*Problem:* Repeat, exactly and in full, the lines of the listing below, but without any pictures.

*Given material:*
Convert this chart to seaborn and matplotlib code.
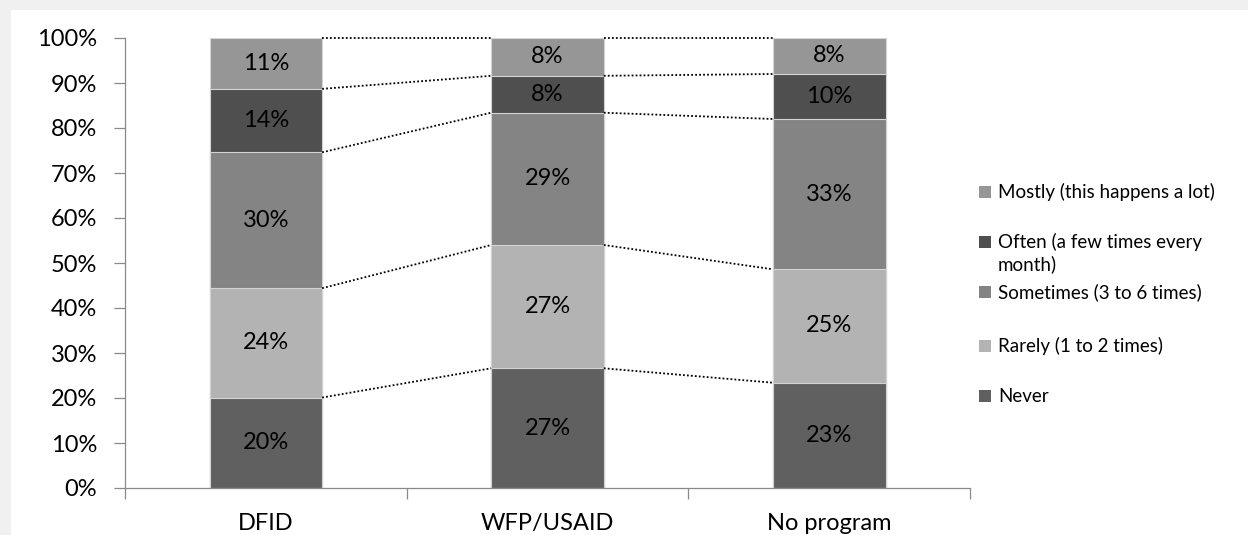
import matplotlib
matplotlib.use("Agg")
import matplotlib.pyplot as plt
import seaborn as sns
import pandas as pd
import numpy as np
from matplotlib.patches import Rectangle

# ---- data ----
programs = ["DFID", "WFP/USAID", "No program"]
series = ["Never", "Rarely (1 to 2 times)", "Sometimes (3 to 6 times)",
          "Often (a few times every month)", "Mostly (this happens a lot)"]
legend_lines = [["Never"], ["Rarely (1 to 2 times)"], ["Sometimes (3 to 6 times)"],
                ["Often (a few times every", "month)"], ["Mostly (this happens a lot)"]]
never = [20.1, 26.6, 23.4]
rarely = [24.3, 27.4, 25.2]
sometimes = [30.2, 29.4, 33.4]
often = [14.1, 8.2, 10.0]
mostly = [11.3, 8.4, 8.0]
yticks = [0, 10, 20, 30, 40, 50, 60, 70, 80, 90, 100]
colors = ["#606060", "#b3b3b3", "#848484", "#4f4f4f", "#969696"]

W, H = 1248, 535
sns.set_theme(style="white")
plt.rcParams['font.family'] = ['Lato', 'DejaVu Sans']

fig = plt.figure(figsize=(W / 100, H / 100), dpi=100, facecolor="#f0f0f0")
panel = Rectangle((11 / W, 0), 1 - 11 / W, 525 / H, transform=fig.transFigure,
                  facecolor="white", edgecolor="none", zorder=-10)
fig.add_artist(panel)
ax = fig.add_axes([125 / W, 47 / H, 845 / W, 450 / H])
ax.set_facecolor("white")

vals = np.array([never, rarely, sometimes, often, mostly])
cum = vals.cumsum(axis=0)

# stacked bars by overdrawing cumulative totals (top layer first)
for k in reversed(range(len(series))):
    sub = pd.DataFrame({"program": programs, "top": cum[k]})
    sns.barplot(data=sub, x="program", y="top", color=colors[k], width=0.4,
                errorbar=None, saturation=1, edgecolor="#d4d4d4", linewidth=0.8, ax=ax)

# data labels
for k in range(len(series)):
    for i in range(len(programs)):
        ax.text(i, cum[k][i] - vals[k][i] / 2, f"{vals[k][i]:.0f}%", ha="center", va="center",
                fontsize=17, color="black", zorder=5)

# series lines
for i in range(len(programs) - 1):
    for k in range(len(series)):
        ax.plot([i + 0.2, i + 0.8], [cum[k][i], cum[k][i + 1]], linestyle=(0, (1, 1.2)),
                color="black", linewidth=1.3, clip_on=False, zorder=4)

ax.set_xlim(-0.5, len(programs) - 0.5)
ax.set_ylim(0, 100)
ax.set_yticks(yticks)
ax.set_yticklabels([f"{t}%" for t in yticks])
ax.set_xlabel("")
ax.set_ylabel("")

spine_c = "#898989"
for s in ["top", "right"]:
    ax.spines[s].set_visible(False)
for s in ["left", "bottom"]:
    ax.spines[s].set_color(spine_c)
    ax.spines[s].set_linewidth(0.9)

ax.tick_params(axis="y", which="major", left=True, length=8, width=0.9, color=spine_c,
               pad=12, labelsize=17, labelcolor="black", direction="out")
ax.set_xticks(np.arange(-0.5, len(programs), 1.0), minor=True)
ax.tick_params(axis="x", which="minor", bottom=True, length=8, width=0.9, color=spine_c,
               direction="out")
ax.tick_params(axis="x", which="major", bottom=False, length=0, pad=18, labelsize=17,
               labelcolor="black")

# legend (reversed order, as in the reference)
leg_y = {4: [192], 3: [242, 264], 2: [292], 1: [346], 0: [396]}
for k in range(len(series)):
    ys = leg_y[k]
    fig.add_artist(Rectangle((979 / W, 1 - (ys[0] + 6) / H), 12 / W, 12 / H,
                             transform=fig.transFigure, facecolor=colors[k],
                             edgecolor="none", zorder=3))
    for line, y in zip(legend_lines[k], ys):
        fig.text(998 / W, 1 - y / H, line, ha="left", va="center", fontsize=13.5, color="black")

fig.savefig("out.png", dpi=100, facecolor=fig.get_facecolor())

*Reply:*
Convert this chart to seaborn and matplotlib code.
import matplotlib
matplotlib.use("Agg")
import matplotlib.pyplot as plt
import seaborn as sns
import pandas as pd
import numpy as np
from matplotlib.patches import Rectangle

# ---- data ----
programs = ["DFID", "WFP/USAID", "No program"]
series = ["Never", "Rarely (1 to 2 times)", "Sometimes (3 to 6 times)",
          "Often (a few times every month)", "Mostly (this happens a lot)"]
legend_lines = [["Never"], ["Rarely (1 to 2 times)"], ["Sometimes (3 to 6 times)"],
                ["Often (a few times every", "month)"], ["Mostly (this happens a lot)"]]
never = [20.1, 26.6, 23.4]
rarely = [24.3, 27.4, 25.2]
sometimes = [30.2, 29.4, 33.4]
often = [14.1, 8.2, 10.0]
mostly = [11.3, 8.4, 8.0]
yticks = [0, 10, 20, 30, 40, 50, 60, 70, 80, 90, 100]
colors = ["#606060", "#b3b3b3", "#848484", "#4f4f4f", "#969696"]

W, H = 1248, 535
sns.set_theme(style="white")
plt.rcParams['font.family'] = ['Lato', 'DejaVu Sans']

fig = plt.figure(figsize=(W / 100, H / 100), dpi=100, facecolor="#f0f0f0")
panel = Rectangle((11 / W, 0), 1 - 11 / W, 525 / H, transform=fig.transFigure,
                  facecolor="white", edgecolor="none", zorder=-10)
fig.add_artist(panel)
ax = fig.add_axes([125 / W, 47 / H, 845 / W, 450 / H])
ax.set_facecolor("white")

vals = np.array([never, rarely, sometimes, often, mostly])
cum = vals.cumsum(axis=0)

# stacked bars by overdrawing cumulative totals (top layer first)
for k in reversed(range(len(series))):
    sub = pd.DataFrame({"program": programs, "top": cum[k]})
    sns.barplot(data=sub, x="program", y="top", color=colors[k], width=0.4,
                errorbar=None, saturation=1, edgecolor="#d4d4d4", linewidth=0.8, ax=ax)

# data labels
for k in range(len(series)):
    for i in range(len(programs)):
        ax.text(i, cum[k][i] - vals[k][i] / 2, f"{vals[k][i]:.0f}%", ha="center", va="center",
                fontsize=17, color="black", zorder=5)

# series lines
for i in range(len(programs) - 1):
    for k in range(len(series)):
        ax.plot([i + 0.2, i + 0.8], [cum[k][i], cum[k][i + 1]], linestyle=(0, (1, 1.2)),
                color="black", linewidth=1.3, clip_on=False, zorder=4)

ax.set_xlim(-0.5, len(programs) - 0.5)
ax.set_ylim(0, 100)
ax.set_yticks(yticks)
ax.set_yticklabels([f"{t}%" for t in yticks])
ax.set_xlabel("")
ax.set_ylabel("")

spine_c = "#898989"
for s in ["top", "right"]:
    ax.spines[s].set_visible(False)
for s in ["left", "bottom"]:
    ax.spines[s].set_color(spine_c)
    ax.spines[s].set_linewidth(0.9)

ax.tick_params(axis="y", which="major", left=True, length=8, width=0.9, color=spine_c,
               pad=12, labelsize=17, labelcolor="black", direction="out")
ax.set_xticks(np.arange(-0.5, len(programs), 1.0), minor=True)
ax.tick_params(axis="x", which="minor", bottom=True, length=8, width=0.9, color=spine_c,
               direction="out")
ax.tick_params(axis="x", which="major", bottom=False, length=0, pad=18, labelsize=17,
               labelcolor="black")

# legend (reversed order, as in the reference)
leg_y = {4: [192], 3: [242, 264], 2: [292], 1: [346], 0: [396]}
for k in range(len(series)):
    ys = leg_y[k]
    fig.add_artist(Rectangle((979 / W, 1 - (ys[0] + 6) / H), 12 / W, 12 / H,
                             transform=fig.transFigure, facecolor=colors[k],
                             edgecolor="none", zorder=3))
    for line, y in zip(legend_lines[k], ys):
        fig.text(998 / W, 1 - y / H, line, ha="left", va="center", fontsize=13.5, color="black")

fig.savefig("out.png", dpi=100, facecolor=fig.get_facecolor())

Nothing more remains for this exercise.